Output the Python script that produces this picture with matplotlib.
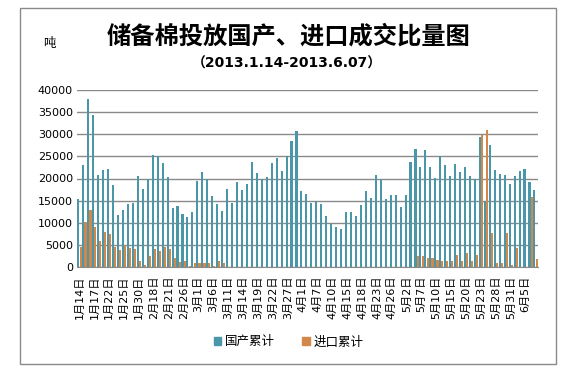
import matplotlib
matplotlib.use('Agg')
import matplotlib.pyplot as plt
from matplotlib.patches import Patch, Rectangle
import numpy as np

plt.rcParams['font.family'] = ['DejaVu Sans', 'Noto Sans CJK SC']

# trading days of the reserve cotton auction, 2013.1.14 - 2013.6.07
dates = ["1月14日", "1月15日", "1月16日", "1月17日", "1月18日", "1月21日", "1月22日", "1月23日",
         "1月24日", "1月25日", "1月28日", "1月29日", "1月30日", "1月31日", "2月1日", "2月18日",
         "2月19日", "2月20日", "2月21日", "2月22日", "2月25日", "2月26日", "2月27日", "2月28日",
         "3月1日", "3月4日", "3月5日", "3月6日", "3月7日", "3月8日", "3月11日", "3月12日",
         "3月13日", "3月14日", "3月15日", "3月18日", "3月19日", "3月20日", "3月21日", "3月22日",
         "3月25日", "3月26日", "3月27日", "3月28日", "3月29日", "4月1日", "4月2日", "4月3日",
         "4月7日", "4月8日", "4月9日", "4月10日", "4月11日", "4月12日", "4月15日", "4月16日",
         "4月17日", "4月18日", "4月19日", "4月22日", "4月23日", "4月24日", "4月25日", "4月26日",
         "4月27日", "4月28日", "5月2日", "5月3日", "5月6日", "5月7日", "5月8日", "5月9日",
         "5月10日", "5月13日", "5月14日", "5月15日", "5月16日", "5月17日", "5月20日", "5月21日",
         "5月22日", "5月23日", "5月24日", "5月27日", "5月28日", "5月29日", "5月30日", "5月31日",
         "6月3日", "6月4日", "6月5日", "6月6日", "6月7日"]

# 国产累计 (tons)
domestic = [15400, 23000, 38000, 34400, 20800, 21900, 22100, 18500, 11800, 12900, 14300, 14500,
            20600, 17700, 20000, 25300, 25100, 23500, 20300, 13400, 13800, 12000, 11400, 12500,
            19400, 21400, 20000, 16000, 14200, 12600, 17600, 14500, 19200, 17400, 18800, 23700,
            21200, 20000, 20300, 23500, 24700, 21700, 25000, 28500, 30800, 17200, 16500, 14500,
            14900, 14300, 11500, 9700, 9000, 8700, 12400, 12400, 11500, 14000, 17200, 15600,
            20800, 19700, 15400, 16300, 16300, 13600, 16300, 23700, 26700, 22600, 26500, 22600,
            20200, 25100, 23100, 20600, 23300, 21500, 22600, 20600, 20000, 29400, 15000, 27600,
            22000, 21100, 20800, 18800, 20600, 21700, 22200, 19300, 17500]

# 进口累计 (tons)
imported = [4600, 10200, 12900, 9000, 5900, 8000, 7500, 4500, 3800, 5000, 4300, 4100,
            1400, 450, 2500, 4100, 3700, 4500, 4100, 2100, 1200, 1400, 250, 900,
            900, 900, 900, 250, 1300, 850, 0, 0, 0, 0, 0, 0,
            0, 0, 0, 0, 0, 0, 0, 0, 0, 0, 0, 0,
            0, 0, 0, 0, 0, 0, 0, 0, 0, 0, 0, 0,
            0, 0, 0, 0, 0, 0, 0, 0, 2500, 2500, 2100, 2100,
            1650, 1430, 1430, 1430, 2800, 1430, 3200, 1430, 2600, 29900, 31000, 7700,
            1000, 1000, 7700, 500, 4400, 0, 0, 15900, 1900]

TEAL = '#4a97a9'
ORANGE = '#d2884b'
GRID = '#8a8a8a'

fig = plt.figure(figsize=(5.74, 3.74), dpi=100)
ax = fig.add_axes([77 / 574, 107 / 374, 461 / 574, 177 / 374])

x = np.arange(len(dates))
w = 0.42
ax.bar(x - 0.22, domestic, w, color=TEAL, linewidth=0)
ax.bar(x + 0.22, imported, w, color=ORANGE, linewidth=0)

ax.set_xlim(-0.5, len(dates) - 0.5)
ax.set_ylim(0, 40000)
ax.set_yticks(range(0, 40001, 5000))
ax.yaxis.grid(True, color=GRID, lw=1)
ax.set_axisbelow(True)
for s in ['top', 'right', 'left']:
    ax.spines[s].set_visible(False)
ax.spines['bottom'].set_color(GRID)
ax.tick_params(length=0)
ax.tick_params(axis='y', labelsize=8, pad=3)
ax.set_xticks(x[::3])
ax.set_xticklabels(dates[::3], rotation=90, fontsize=8)
ax.tick_params(axis='x', pad=6)

fig.text(0.503, 1 - 37 / 374, "储备棉投放国产、进口成交比量图", ha='center', va='center',
         fontsize=17.5, fontweight='bold', family=['Noto Sans CJK SC'])
fig.text(0.5, 1 - 64 / 374, "（2013.1.14-2013.6.07）", ha='center', va='center',
         fontsize=10, fontweight='bold', family=['DejaVu Sans', 'Noto Sans CJK SC'])
fig.text(49 / 574, 1 - 43 / 374, "吨", ha='center', va='center', fontsize=9,
         family=['Noto Sans CJK SC'])

handles = [Patch(color=TEAL), Patch(color=ORANGE)]
fig.legend(handles, ['国产累计', '进口累计'], loc='center', ncol=2, frameon=False,
           bbox_to_anchor=(0.503, 1 - 342 / 374), fontsize=9, handlelength=0.6,
           handleheight=0.6, handletextpad=0.3, columnspacing=2.2,
           prop={'family': ['Noto Sans CJK SC'], 'size': 9})

fig.patches.append(Rectangle((20 / 574, 10 / 374), 536 / 574, 356 / 374, transform=fig.transFigure,
                             fill=False, edgecolor=GRID, lw=1))

plt.savefig('out.png', dpi=100)
plt.close()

What is expected
Your task is to return the lines above, from the first one up to and including the line containing "plt.rcParams['font.family'] = ['DejaVu", minus any pictures.

Solution below
Output the Python script that produces this picture with matplotlib.
import matplotlib
matplotlib.use('Agg')
import matplotlib.pyplot as plt
from matplotlib.patches import Patch, Rectangle
import numpy as np

plt.rcParams['font.family'] = ['DejaVu Sans', 'Noto Sans CJK SC']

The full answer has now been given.